··· Recorded information ···

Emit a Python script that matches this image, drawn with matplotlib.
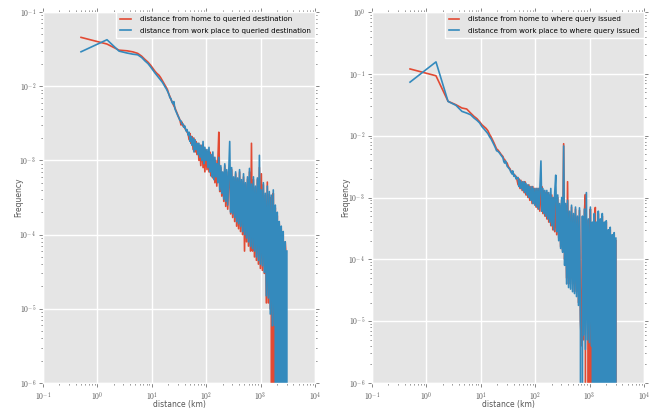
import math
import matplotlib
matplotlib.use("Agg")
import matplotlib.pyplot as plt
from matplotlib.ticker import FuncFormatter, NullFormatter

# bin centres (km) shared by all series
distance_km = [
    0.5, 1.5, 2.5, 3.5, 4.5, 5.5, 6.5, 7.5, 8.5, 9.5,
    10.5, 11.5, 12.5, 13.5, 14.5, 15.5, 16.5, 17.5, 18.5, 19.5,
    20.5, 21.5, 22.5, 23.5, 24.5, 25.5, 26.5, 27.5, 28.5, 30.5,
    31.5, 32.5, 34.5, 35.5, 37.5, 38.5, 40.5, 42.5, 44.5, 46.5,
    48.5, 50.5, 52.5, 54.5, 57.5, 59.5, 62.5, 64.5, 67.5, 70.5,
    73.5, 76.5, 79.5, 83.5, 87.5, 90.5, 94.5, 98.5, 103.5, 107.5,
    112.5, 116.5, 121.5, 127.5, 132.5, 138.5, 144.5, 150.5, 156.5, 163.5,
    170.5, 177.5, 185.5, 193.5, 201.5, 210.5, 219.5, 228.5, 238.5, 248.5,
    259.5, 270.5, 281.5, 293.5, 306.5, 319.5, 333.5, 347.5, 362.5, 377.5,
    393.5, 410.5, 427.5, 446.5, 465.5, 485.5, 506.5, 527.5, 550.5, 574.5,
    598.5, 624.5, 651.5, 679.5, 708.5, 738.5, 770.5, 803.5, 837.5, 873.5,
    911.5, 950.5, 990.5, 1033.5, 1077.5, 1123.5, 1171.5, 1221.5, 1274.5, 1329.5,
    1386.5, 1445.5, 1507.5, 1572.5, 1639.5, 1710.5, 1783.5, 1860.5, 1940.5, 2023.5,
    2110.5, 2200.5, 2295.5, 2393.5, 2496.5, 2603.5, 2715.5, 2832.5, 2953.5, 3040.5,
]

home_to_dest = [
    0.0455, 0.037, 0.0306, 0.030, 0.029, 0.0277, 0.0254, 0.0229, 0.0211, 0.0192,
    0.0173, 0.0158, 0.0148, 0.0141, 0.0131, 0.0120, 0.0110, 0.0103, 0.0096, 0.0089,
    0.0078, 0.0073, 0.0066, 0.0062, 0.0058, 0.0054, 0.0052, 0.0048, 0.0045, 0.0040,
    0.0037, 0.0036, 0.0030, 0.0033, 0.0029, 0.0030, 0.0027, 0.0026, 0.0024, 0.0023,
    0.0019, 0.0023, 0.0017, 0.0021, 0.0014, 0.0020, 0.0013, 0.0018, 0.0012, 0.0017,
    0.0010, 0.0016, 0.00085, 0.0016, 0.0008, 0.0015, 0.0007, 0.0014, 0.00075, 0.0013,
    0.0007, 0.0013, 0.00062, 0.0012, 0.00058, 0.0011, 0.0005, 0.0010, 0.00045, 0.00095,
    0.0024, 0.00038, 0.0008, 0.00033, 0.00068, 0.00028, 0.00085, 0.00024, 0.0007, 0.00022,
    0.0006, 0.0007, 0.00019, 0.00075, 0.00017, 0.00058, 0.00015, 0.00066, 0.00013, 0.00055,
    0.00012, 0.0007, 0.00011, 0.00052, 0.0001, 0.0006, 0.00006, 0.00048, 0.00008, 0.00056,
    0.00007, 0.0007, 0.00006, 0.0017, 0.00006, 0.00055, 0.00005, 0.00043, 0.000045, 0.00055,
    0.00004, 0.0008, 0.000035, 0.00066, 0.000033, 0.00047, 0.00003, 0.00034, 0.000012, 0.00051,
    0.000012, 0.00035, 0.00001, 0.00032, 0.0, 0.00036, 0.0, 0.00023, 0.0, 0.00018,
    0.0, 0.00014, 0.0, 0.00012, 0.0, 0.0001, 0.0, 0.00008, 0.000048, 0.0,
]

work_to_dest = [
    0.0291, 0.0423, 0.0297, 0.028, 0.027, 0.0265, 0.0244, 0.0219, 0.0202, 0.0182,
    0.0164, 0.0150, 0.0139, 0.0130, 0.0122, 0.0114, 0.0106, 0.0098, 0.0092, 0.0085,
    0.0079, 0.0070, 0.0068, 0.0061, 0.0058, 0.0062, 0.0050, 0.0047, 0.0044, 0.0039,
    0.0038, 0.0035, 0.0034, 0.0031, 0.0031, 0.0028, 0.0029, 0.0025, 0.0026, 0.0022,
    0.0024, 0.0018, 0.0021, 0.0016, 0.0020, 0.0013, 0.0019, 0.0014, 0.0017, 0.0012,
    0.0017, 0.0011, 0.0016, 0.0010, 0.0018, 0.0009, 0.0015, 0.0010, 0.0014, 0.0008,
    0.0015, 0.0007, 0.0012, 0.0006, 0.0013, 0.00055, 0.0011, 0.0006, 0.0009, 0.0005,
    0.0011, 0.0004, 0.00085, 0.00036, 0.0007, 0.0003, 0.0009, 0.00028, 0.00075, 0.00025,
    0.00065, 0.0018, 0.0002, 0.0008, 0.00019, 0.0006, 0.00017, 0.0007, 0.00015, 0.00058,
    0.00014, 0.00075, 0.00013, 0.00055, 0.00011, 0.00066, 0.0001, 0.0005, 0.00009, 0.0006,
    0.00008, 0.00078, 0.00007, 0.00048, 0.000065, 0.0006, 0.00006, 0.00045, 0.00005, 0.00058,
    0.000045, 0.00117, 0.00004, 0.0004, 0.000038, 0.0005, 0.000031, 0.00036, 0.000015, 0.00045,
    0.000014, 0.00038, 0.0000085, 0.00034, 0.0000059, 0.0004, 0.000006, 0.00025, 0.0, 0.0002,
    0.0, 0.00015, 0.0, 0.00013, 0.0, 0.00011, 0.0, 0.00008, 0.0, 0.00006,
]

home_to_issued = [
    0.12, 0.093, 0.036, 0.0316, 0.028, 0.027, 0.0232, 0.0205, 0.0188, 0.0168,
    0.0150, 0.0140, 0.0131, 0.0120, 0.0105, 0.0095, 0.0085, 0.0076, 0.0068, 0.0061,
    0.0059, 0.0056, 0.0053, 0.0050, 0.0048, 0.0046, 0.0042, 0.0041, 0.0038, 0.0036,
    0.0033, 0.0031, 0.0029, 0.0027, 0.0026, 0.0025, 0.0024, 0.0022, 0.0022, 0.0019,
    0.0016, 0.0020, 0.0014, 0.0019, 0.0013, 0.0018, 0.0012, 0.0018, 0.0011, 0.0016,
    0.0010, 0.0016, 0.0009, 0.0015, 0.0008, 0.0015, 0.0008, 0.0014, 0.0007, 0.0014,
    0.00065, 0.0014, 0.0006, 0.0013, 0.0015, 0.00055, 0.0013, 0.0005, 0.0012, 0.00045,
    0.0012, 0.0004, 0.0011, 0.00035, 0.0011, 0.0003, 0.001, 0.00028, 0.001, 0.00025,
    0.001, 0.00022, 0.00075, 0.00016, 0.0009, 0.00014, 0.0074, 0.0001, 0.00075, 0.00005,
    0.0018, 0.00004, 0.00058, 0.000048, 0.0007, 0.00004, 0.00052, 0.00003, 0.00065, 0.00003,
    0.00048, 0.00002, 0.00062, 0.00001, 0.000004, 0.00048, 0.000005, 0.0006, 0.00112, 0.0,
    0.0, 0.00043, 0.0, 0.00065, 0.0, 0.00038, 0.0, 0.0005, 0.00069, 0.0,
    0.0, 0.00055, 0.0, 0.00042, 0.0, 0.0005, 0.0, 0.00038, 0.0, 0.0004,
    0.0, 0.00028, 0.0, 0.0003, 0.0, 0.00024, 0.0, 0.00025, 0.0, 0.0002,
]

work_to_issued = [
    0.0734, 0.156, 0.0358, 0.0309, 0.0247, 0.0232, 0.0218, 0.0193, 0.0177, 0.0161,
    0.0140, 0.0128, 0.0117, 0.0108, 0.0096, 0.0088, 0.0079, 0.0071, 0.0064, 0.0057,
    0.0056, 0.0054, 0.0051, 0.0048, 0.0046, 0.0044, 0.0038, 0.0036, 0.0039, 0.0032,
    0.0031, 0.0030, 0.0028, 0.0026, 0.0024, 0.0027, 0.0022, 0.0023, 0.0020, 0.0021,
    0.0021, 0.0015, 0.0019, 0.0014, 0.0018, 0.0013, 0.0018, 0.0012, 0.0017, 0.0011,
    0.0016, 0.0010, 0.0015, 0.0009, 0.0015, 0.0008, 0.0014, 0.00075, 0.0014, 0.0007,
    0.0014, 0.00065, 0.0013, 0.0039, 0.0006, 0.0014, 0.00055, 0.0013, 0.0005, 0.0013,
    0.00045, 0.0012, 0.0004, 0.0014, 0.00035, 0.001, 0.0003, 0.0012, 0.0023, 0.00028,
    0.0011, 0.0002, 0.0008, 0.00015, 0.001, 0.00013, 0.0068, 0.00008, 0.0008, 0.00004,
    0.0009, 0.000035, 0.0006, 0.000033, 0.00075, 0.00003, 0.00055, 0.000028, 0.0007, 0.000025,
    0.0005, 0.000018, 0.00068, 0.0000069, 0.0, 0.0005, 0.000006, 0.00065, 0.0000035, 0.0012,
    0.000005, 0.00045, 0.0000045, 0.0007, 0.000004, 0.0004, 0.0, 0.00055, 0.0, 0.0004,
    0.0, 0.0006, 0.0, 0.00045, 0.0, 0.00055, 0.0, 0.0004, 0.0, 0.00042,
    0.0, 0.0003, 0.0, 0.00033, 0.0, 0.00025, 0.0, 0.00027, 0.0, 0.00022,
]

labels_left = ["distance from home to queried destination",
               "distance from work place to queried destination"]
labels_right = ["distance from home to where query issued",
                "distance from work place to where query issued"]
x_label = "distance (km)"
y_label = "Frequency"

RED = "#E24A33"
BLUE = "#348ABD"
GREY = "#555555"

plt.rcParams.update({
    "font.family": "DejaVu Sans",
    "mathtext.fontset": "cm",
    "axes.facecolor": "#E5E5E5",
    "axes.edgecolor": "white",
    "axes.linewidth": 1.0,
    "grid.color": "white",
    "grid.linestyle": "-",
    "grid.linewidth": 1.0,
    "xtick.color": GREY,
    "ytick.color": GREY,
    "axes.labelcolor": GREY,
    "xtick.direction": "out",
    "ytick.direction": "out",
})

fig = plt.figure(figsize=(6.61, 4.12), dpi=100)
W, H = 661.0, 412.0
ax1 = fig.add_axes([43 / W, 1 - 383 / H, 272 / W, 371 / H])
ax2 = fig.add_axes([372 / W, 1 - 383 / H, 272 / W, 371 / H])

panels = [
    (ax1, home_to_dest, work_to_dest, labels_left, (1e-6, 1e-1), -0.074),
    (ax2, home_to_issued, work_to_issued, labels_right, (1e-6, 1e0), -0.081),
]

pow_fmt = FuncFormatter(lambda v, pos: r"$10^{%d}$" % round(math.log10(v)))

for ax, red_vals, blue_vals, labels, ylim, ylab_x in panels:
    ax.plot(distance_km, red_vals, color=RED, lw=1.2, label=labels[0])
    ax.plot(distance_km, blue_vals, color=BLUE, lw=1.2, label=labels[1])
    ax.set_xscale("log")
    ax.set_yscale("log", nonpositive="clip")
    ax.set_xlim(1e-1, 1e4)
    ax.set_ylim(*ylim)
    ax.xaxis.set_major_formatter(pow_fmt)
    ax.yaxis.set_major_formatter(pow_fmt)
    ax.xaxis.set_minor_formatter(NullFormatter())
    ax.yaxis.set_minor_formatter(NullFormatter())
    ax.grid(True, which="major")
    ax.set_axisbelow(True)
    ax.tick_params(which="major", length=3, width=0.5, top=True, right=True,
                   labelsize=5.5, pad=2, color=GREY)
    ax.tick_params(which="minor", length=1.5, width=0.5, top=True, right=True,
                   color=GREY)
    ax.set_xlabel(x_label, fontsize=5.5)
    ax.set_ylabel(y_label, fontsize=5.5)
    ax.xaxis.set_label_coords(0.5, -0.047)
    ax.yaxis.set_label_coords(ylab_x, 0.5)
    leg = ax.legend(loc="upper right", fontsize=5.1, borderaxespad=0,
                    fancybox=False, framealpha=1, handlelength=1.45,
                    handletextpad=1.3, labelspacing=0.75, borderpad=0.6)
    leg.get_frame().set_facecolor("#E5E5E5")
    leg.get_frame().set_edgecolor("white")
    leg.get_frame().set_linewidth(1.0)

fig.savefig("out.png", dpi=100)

···

• Exercise details: Up to and including the line containing "from matplotlib.ticker import", repeat every line from the start of the data, but none of the pictures.

• Task result:
Emit a Python script that matches this image, drawn with matplotlib.
import math
import matplotlib
matplotlib.use("Agg")
import matplotlib.pyplot as plt
from matplotlib.ticker import FuncFormatter, NullFormatter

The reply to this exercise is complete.